* [Dataset records]
────────────────────────────────────────

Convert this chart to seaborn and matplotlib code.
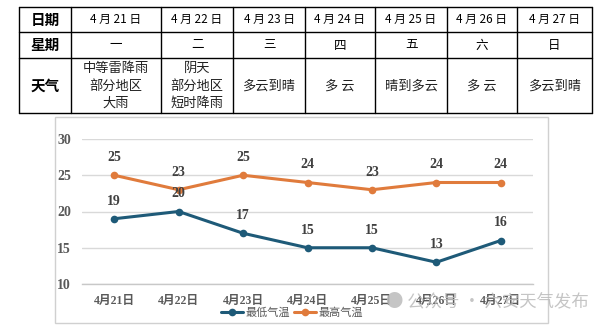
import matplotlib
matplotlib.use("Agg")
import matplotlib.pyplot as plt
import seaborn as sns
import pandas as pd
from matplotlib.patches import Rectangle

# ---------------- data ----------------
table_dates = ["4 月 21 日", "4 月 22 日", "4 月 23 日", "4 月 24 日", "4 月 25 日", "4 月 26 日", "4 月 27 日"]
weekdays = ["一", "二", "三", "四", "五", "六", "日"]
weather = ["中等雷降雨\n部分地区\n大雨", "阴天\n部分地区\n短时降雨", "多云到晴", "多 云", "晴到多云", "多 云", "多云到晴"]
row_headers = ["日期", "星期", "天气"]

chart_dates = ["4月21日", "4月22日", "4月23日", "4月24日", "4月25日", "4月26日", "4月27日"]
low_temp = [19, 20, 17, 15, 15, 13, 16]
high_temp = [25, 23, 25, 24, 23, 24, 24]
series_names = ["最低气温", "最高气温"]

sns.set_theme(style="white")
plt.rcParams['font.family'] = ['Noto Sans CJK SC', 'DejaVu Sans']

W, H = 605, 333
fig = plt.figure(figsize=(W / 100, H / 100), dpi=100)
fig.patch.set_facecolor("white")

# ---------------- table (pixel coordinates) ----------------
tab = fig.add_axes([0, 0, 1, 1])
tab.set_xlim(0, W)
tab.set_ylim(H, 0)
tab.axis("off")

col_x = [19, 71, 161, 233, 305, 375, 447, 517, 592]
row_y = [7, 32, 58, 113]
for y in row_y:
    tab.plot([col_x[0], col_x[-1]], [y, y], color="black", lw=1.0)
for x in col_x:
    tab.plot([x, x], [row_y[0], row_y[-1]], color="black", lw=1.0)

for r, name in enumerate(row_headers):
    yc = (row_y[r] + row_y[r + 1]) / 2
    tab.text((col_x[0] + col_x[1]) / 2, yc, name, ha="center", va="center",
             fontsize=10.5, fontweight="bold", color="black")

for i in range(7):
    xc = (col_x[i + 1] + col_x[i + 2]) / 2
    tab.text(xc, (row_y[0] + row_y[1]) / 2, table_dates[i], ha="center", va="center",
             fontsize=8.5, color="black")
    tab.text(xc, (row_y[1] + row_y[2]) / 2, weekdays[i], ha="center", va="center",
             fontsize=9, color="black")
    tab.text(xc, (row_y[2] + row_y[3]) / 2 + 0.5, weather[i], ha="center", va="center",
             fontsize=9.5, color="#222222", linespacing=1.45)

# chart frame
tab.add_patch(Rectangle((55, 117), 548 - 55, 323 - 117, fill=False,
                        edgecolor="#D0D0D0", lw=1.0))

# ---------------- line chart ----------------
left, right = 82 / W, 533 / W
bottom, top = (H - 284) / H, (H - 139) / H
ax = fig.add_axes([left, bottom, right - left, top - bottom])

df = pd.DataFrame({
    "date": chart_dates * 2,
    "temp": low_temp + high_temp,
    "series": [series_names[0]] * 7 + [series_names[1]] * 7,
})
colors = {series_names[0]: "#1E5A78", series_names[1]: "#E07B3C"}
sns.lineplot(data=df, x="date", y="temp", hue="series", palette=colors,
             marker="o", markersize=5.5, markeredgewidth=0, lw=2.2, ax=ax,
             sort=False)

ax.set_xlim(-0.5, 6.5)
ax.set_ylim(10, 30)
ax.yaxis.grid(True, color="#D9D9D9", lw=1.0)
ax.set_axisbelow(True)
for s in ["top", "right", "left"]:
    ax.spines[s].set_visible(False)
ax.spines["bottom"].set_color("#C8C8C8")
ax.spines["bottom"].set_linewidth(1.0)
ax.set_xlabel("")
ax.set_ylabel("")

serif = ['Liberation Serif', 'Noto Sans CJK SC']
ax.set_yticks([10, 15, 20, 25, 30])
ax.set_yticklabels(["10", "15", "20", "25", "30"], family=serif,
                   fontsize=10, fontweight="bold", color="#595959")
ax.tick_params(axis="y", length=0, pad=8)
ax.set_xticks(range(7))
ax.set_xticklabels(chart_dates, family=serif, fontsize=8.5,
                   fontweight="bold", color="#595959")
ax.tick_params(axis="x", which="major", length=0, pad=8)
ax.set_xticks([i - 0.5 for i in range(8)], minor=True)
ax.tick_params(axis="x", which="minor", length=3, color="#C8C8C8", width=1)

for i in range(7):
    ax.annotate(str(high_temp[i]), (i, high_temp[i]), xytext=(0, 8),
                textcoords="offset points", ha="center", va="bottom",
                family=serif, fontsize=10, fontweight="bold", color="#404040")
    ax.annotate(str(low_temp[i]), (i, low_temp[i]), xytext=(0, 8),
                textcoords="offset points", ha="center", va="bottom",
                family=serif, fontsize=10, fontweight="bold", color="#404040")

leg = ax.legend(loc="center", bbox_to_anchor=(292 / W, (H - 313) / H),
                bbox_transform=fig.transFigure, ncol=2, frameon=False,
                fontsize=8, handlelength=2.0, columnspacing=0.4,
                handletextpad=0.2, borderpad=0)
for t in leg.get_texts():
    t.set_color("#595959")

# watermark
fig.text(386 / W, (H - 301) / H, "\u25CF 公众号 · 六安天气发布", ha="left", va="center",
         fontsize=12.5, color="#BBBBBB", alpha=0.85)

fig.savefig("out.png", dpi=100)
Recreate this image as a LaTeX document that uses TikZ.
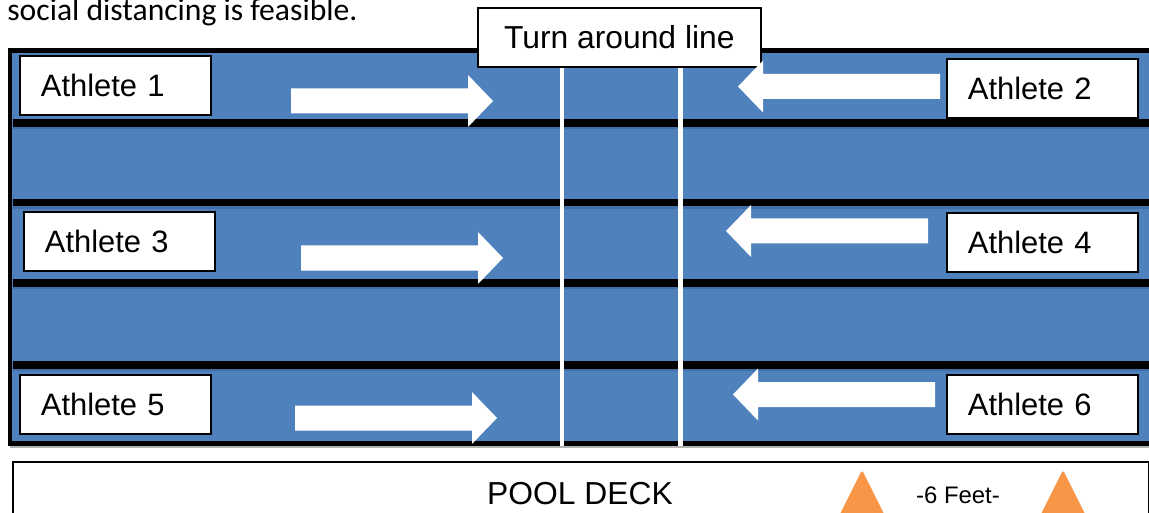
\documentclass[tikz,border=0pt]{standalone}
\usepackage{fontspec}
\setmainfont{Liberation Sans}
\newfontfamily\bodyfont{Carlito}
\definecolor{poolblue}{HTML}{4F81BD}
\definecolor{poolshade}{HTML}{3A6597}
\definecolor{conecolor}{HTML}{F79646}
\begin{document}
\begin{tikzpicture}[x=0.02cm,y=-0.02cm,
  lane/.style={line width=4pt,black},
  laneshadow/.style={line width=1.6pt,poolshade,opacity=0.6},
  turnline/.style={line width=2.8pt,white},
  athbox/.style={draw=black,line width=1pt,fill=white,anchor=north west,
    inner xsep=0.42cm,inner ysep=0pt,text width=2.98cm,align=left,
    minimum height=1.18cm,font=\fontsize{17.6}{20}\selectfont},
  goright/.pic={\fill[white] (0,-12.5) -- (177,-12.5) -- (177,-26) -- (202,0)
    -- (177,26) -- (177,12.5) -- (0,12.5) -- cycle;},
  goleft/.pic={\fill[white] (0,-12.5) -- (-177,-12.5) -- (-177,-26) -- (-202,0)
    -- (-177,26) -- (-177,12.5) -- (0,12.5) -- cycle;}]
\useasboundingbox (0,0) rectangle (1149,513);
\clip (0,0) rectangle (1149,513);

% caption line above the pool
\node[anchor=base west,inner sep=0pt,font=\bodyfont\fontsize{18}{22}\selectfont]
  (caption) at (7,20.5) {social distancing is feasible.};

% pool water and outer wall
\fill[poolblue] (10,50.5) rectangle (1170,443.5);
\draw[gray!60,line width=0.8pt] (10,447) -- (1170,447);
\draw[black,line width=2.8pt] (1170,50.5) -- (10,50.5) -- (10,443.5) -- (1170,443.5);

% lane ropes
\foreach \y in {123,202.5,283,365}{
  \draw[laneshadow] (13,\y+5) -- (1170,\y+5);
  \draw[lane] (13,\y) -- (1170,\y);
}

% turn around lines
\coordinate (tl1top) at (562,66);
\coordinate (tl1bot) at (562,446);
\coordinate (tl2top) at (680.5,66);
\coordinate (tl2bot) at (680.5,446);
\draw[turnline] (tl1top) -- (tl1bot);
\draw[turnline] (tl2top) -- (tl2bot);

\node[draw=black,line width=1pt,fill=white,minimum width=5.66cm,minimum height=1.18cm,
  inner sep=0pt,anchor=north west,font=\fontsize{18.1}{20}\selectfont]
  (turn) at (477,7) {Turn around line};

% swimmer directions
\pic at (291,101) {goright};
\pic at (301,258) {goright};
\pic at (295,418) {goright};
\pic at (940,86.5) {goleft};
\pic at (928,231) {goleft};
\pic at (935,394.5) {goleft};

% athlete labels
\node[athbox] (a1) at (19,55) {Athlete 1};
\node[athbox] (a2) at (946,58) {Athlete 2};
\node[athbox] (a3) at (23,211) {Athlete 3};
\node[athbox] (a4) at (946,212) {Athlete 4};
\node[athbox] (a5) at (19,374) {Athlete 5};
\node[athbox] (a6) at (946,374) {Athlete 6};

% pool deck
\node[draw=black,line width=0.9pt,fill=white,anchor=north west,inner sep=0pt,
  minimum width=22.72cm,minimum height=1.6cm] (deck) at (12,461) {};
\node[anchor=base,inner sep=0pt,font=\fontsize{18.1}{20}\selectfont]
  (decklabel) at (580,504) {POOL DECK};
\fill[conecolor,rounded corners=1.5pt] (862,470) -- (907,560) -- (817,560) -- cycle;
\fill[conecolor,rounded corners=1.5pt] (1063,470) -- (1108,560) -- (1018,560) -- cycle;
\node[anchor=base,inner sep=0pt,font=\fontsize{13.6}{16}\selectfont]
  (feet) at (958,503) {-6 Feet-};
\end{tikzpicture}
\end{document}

────────────────────────────────────────

* [Work to be completed]
Take out nothing but the lines from the one containing "Recreate this image" to the one containing "(turn) at (477,7)", inclusive, retyped exactly. Drop the pictures.

* [Answer to the problem]
Recreate this image as a LaTeX document that uses TikZ.
\documentclass[tikz,border=0pt]{standalone}
\usepackage{fontspec}
\setmainfont{Liberation Sans}
\newfontfamily\bodyfont{Carlito}
\definecolor{poolblue}{HTML}{4F81BD}
\definecolor{poolshade}{HTML}{3A6597}
\definecolor{conecolor}{HTML}{F79646}
\begin{document}
\begin{tikzpicture}[x=0.02cm,y=-0.02cm,
  lane/.style={line width=4pt,black},
  laneshadow/.style={line width=1.6pt,poolshade,opacity=0.6},
  turnline/.style={line width=2.8pt,white},
  athbox/.style={draw=black,line width=1pt,fill=white,anchor=north west,
    inner xsep=0.42cm,inner ysep=0pt,text width=2.98cm,align=left,
    minimum height=1.18cm,font=\fontsize{17.6}{20}\selectfont},
  goright/.pic={\fill[white] (0,-12.5) -- (177,-12.5) -- (177,-26) -- (202,0)
    -- (177,26) -- (177,12.5) -- (0,12.5) -- cycle;},
  goleft/.pic={\fill[white] (0,-12.5) -- (-177,-12.5) -- (-177,-26) -- (-202,0)
    -- (-177,26) -- (-177,12.5) -- (0,12.5) -- cycle;}]
\useasboundingbox (0,0) rectangle (1149,513);
\clip (0,0) rectangle (1149,513);

% caption line above the pool
\node[anchor=base west,inner sep=0pt,font=\bodyfont\fontsize{18}{22}\selectfont]
  (caption) at (7,20.5) {social distancing is feasible.};

% pool water and outer wall
\fill[poolblue] (10,50.5) rectangle (1170,443.5);
\draw[gray!60,line width=0.8pt] (10,447) -- (1170,447);
\draw[black,line width=2.8pt] (1170,50.5) -- (10,50.5) -- (10,443.5) -- (1170,443.5);

% lane ropes
\foreach \y in {123,202.5,283,365}{
  \draw[laneshadow] (13,\y+5) -- (1170,\y+5);
  \draw[lane] (13,\y) -- (1170,\y);
}

% turn around lines
\coordinate (tl1top) at (562,66);
\coordinate (tl1bot) at (562,446);
\coordinate (tl2top) at (680.5,66);
\coordinate (tl2bot) at (680.5,446);
\draw[turnline] (tl1top) -- (tl1bot);
\draw[turnline] (tl2top) -- (tl2bot);

\node[draw=black,line width=1pt,fill=white,minimum width=5.66cm,minimum height=1.18cm,
  inner sep=0pt,anchor=north west,font=\fontsize{18.1}{20}\selectfont]
  (turn) at (477,7) {Turn around line};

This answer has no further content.